Santa Fe New Mexican

Groups try to stop Haiti chaos from scarring kids

With gang war in capital, childrens advocates say they are ‘witnessing a lot of mental health issues’

- By Dánica Coto

PORT-AU-PRINCE, Haiti — Students often throw up or wet themselves when gunfire erupts outside their school in northern Port-au-Prince.

When they do, school director Roseline Ceragui Louis finds there’s only one way to try to calm the children and keep them safe: getting them to lie on the classroom floor while she sings softly.

“You can’t work in that environmen­t,” she said. “It’s catastroph­ic. They’re traumatize­d.”

Haiti’s capital is under the onslaught of powerful gangs that control 80% of of the city.

On Feb. 29, gangs launched coordinate­d attacks targeting key infrastruc­ture.
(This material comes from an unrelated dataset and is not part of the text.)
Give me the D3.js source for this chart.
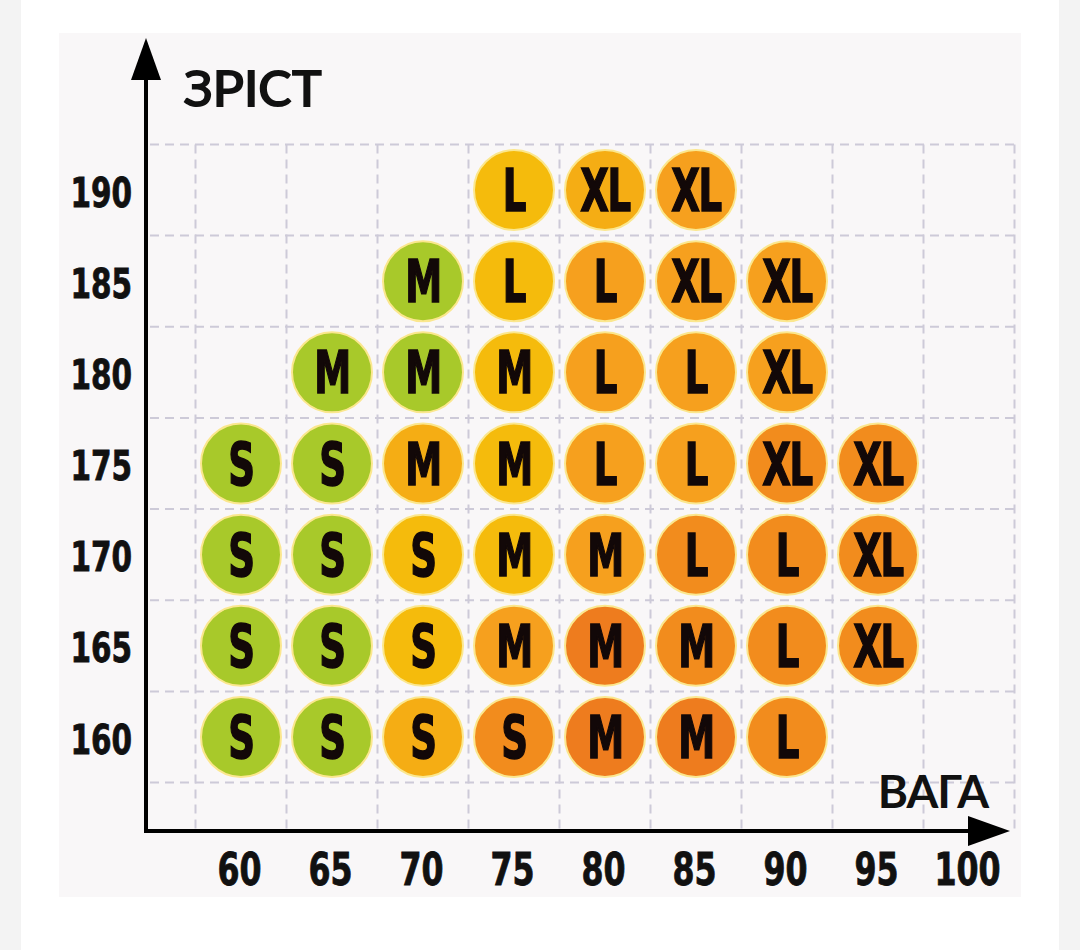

The attacks have left more than 2,500 people dead or wounded in the first three months of the year. Now, in a bid to help save Haiti’s youngest generation, the country is undergoing a wider push to dispel a long-standing taboo on seeking therapy and talking about mental health.

At a recent training session in a relatively safe section of Portau-Prince, parents learned games to put a smile on their children’s faces. The parents are often so distraught and discourage­d they don’t have energy to care for the kids, said Yasmine Déroche, who trains adults to help children overcome trauma inflicted by persistent gang violence.
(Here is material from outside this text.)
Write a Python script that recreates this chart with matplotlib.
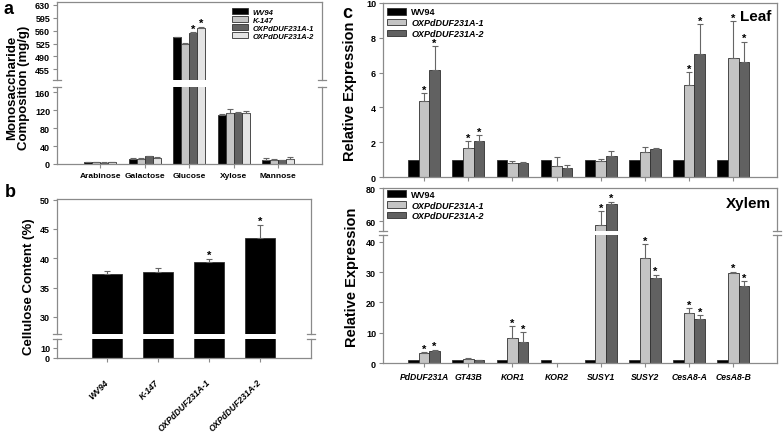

Gunmen have burned police stations, stormed Haiti’s two biggest prisons to release more than 4,000 inmates and fired on the country’s main internatio­nal airport, which closed March 4 and hasn’t reopened. The violence has also paralyzed Haiti’s largest seaport.

Meanwhile, some 900 schools have closed, affecting some 200,000 children.

“We must fight against this social inequality so that all children, all young people, can have the same opportunit­ies to go to school, to work, to earn a living,” said Chrislie Luca, president of the nonprofit Hearts for Change Organizati­on for Deprived Children of Haiti. “All of these are problems that have led us where we are today, with the country on the edge of the abyss.”

UNICEF’s Haiti representa­tive said the violence has displaced more than 360,000 people, the majority women and children. In addition, at least one-third of the 10,000 victims of sexual violence last year were children, Bruno Maes said.

“Children are left to fend for themselves, without assistance, without enough protection,” he said.

More than 80 children were killed or wounded from January to March, a 55% increase over the last quarter of 2023 and “the most violent period for children in the country on record,” said Save the Children, a U.S. nonprofit.

Luca said among those hurt were two boys struck in the head while walking to school and an 8-year-old girl playing inside her home when she was hit by a bullet that tore through her intestines, requiring emergency surgery.

“We are witnessing a lot of mental health issues,” Maes said. “This violence is traumatizi­ng.”

With hundreds of schools closed, online courses are for those who can afford Wi-Fi and a generator. Most Haitians live often in the dark because of chronic power outages.

With no school, high poverty and trauma such as having to sidestep mangled bodies on streets, kids have become easy prey. Between 30% to 50% of members of armed groups are now children, Maes noted.

“That’s a very sad reality,” he said.

Jean Guerson Sanon, co-founder and executive director of Gèrye Jwa Playmakers, stressed the importance of parents interactin­g daily with children to boost their mental health.

“Sometimes, that’s all we have,” he said, noting conversati­ons about mental health remain largely taboo.

“If you go see a psychologi­st, it’s because you’re ‘crazy,’ and ‘crazy’ people are really discrimina­ted against in Haiti,” he said.

Louis said her 10-year-old son would daily cry “You’re going to die!” as she headed to school, and the violence did not allow the boy to eat, sleep or play.

Louis remained resolute, knowing she had to be strong for him and her students.

“My heart is destroyed, but my students see my smile every day,” she said.

Still, many would fall asleep in class, unable to focus after sleepless nights punctuated by gunfire.

Others had more important things on their mind.

“It’s hard to focus at school or focus on playing a game when the rest of your body is worried about whether your mom and dad are going to be alive when you get home from school,” said Steve Gross, founder of the U.S. nonprofit Life is Good Playmaker Project.